● WHAT YOU HAVE TO DO
Omit all images. Write out the rest of the material exactly.

* Start AVAILABLE DATA *

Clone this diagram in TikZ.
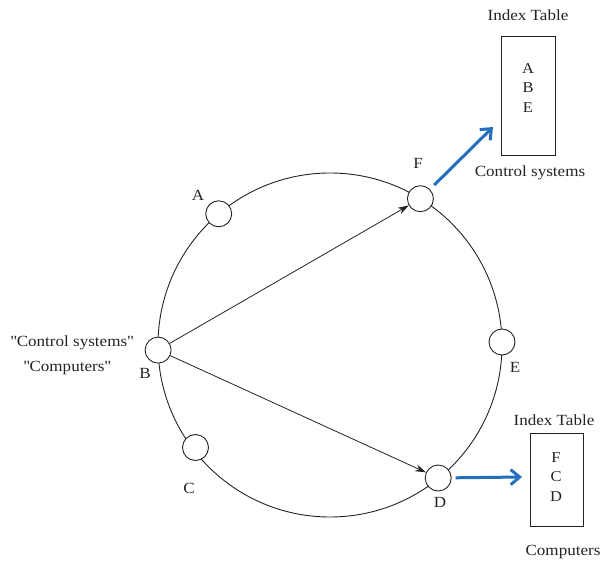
\documentclass[tikz,border=0pt]{standalone}
\usepackage{fontspec}
\setmainfont{Liberation Serif}[FakeStretch=1.1]
\usetikzlibrary{arrows.meta}
\definecolor{arrblue}{RGB}{35,110,190}
\definecolor{ink}{RGB}{35,35,35}
\begin{document}
\begin{tikzpicture}[x=1pt,y=-1pt,
  peer/.style={circle,draw=ink,line width=0.9pt,minimum size=26pt,inner sep=0pt,fill=white},
  lbl/.style={font=\fontsize{15.5}{18}\selectfont,text=ink,inner sep=0pt},
  tablebox/.style={draw=ink,line width=0.9pt,inner sep=0pt},
  entries/.style={font=\fontsize{15}{19.5}\selectfont,text=ink,align=center,inner sep=0pt},
  query/.style={-{Stealth[length=11pt,width=7pt]},draw=ink,line width=0.8pt},
  ptr/.style={-{Straight Barb[length=9pt,width=15pt]},draw=arrblue,line width=3pt}
]
\useasboundingbox (0,0) rectangle (602,561);
% ring
\node[circle,draw=ink,line width=0.9pt,minimum size=344pt,inner sep=0pt] (ring) at (330,345) {};
% peers
\node[peer] (A) at (218.7,213.8) {};
\node[peer] (B) at (158.1,350.1) {};
\node[peer] (C) at (195.5,447.5) {};
\node[peer] (D) at (438.2,478.0) {};
\node[peer] (E) at (502.0,342.0) {};
\node[peer] (F) at (420.4,198.7) {};
% peer labels
\node[lbl] (lA) at (198,195) {A};
\node[lbl] (lB) at (145,373) {B};
\node[lbl] (lC) at (189,488) {C};
\node[lbl] (lD) at (440,502) {D};
\node[lbl] (lE) at (515,367) {E};
\node[lbl] (lF) at (418,163) {F};
% query labels
\node[lbl] (q1) at (72,343) {\textquotedbl Control systems\textquotedbl};
\node[lbl] (q2) at (67,368) {\textquotedbl Computers\textquotedbl};
% query arrows
\draw[query] (B) -- (F);
\draw[query] (B) -- (D);
% index table for F
\node[lbl] (itF) at (528,15) {Index Table};
\node[tablebox,minimum width=54pt,minimum height=119pt] (tabF) at (528,95.5) {};
\node[entries] (eF) at (528,88) {A\\B\\E};
\node[lbl] (kF) at (530,173) {Control systems};
% index table for D
\node[lbl] (itD) at (554,420) {Index Table};
\node[tablebox,minimum width=53pt,minimum height=93pt] (tabD) at (556.5,479.5) {};
\node[entries] (eD) at (556,477) {F\\C\\D};
\node[lbl] (kD) at (563,552) {Computers};
% pointer arrows
\coordinate (tF) at (493,127);
\coordinate (tD) at (522,477);
\draw[ptr,shorten <=6pt] (F) -- (tF);
\draw[ptr,shorten <=4pt] (D) -- (tD);
\end{tikzpicture}
\end{document}
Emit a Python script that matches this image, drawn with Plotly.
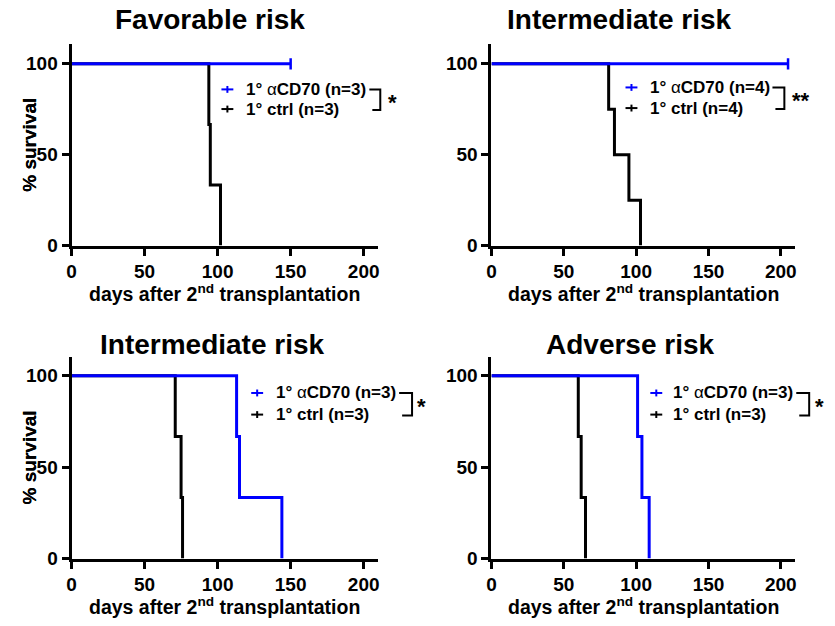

* End AVAILABLE DATA *

● WORKED ANSWER
Clone this diagram in TikZ.
\documentclass[tikz,border=0pt]{standalone}
\usepackage{fontspec}
\setmainfont{Liberation Serif}[FakeStretch=1.1]
\usetikzlibrary{arrows.meta}
\definecolor{arrblue}{RGB}{35,110,190}
\definecolor{ink}{RGB}{35,35,35}
\begin{document}
\begin{tikzpicture}[x=1pt,y=-1pt,
  peer/.style={circle,draw=ink,line width=0.9pt,minimum size=26pt,inner sep=0pt,fill=white},
  lbl/.style={font=\fontsize{15.5}{18}\selectfont,text=ink,inner sep=0pt},
  tablebox/.style={draw=ink,line width=0.9pt,inner sep=0pt},
  entries/.style={font=\fontsize{15}{19.5}\selectfont,text=ink,align=center,inner sep=0pt},
  query/.style={-{Stealth[length=11pt,width=7pt]},draw=ink,line width=0.8pt},
  ptr/.style={-{Straight Barb[length=9pt,width=15pt]},draw=arrblue,line width=3pt}
]
\useasboundingbox (0,0) rectangle (602,561);
% ring
\node[circle,draw=ink,line width=0.9pt,minimum size=344pt,inner sep=0pt] (ring) at (330,345) {};
% peers
\node[peer] (A) at (218.7,213.8) {};
\node[peer] (B) at (158.1,350.1) {};
\node[peer] (C) at (195.5,447.5) {};
\node[peer] (D) at (438.2,478.0) {};
\node[peer] (E) at (502.0,342.0) {};
\node[peer] (F) at (420.4,198.7) {};
% peer labels
\node[lbl] (lA) at (198,195) {A};
\node[lbl] (lB) at (145,373) {B};
\node[lbl] (lC) at (189,488) {C};
\node[lbl] (lD) at (440,502) {D};
\node[lbl] (lE) at (515,367) {E};
\node[lbl] (lF) at (418,163) {F};
% query labels
\node[lbl] (q1) at (72,343) {\textquotedbl Control systems\textquotedbl};
\node[lbl] (q2) at (67,368) {\textquotedbl Computers\textquotedbl};
% query arrows
\draw[query] (B) -- (F);
\draw[query] (B) -- (D);
% index table for F
\node[lbl] (itF) at (528,15) {Index Table};
\node[tablebox,minimum width=54pt,minimum height=119pt] (tabF) at (528,95.5) {};
\node[entries] (eF) at (528,88) {A\\B\\E};
\node[lbl] (kF) at (530,173) {Control systems};
% index table for D
\node[lbl] (itD) at (554,420) {Index Table};
\node[tablebox,minimum width=53pt,minimum height=93pt] (tabD) at (556.5,479.5) {};
\node[entries] (eD) at (556,477) {F\\C\\D};
\node[lbl] (kD) at (563,552) {Computers};
% pointer arrows
\coordinate (tF) at (493,127);
\coordinate (tD) at (522,477);
\draw[ptr,shorten <=6pt] (F) -- (tF);
\draw[ptr,shorten <=4pt] (D) -- (tD);
\end{tikzpicture}
\end{document}
Emit a Python script that matches this image, drawn with Plotly.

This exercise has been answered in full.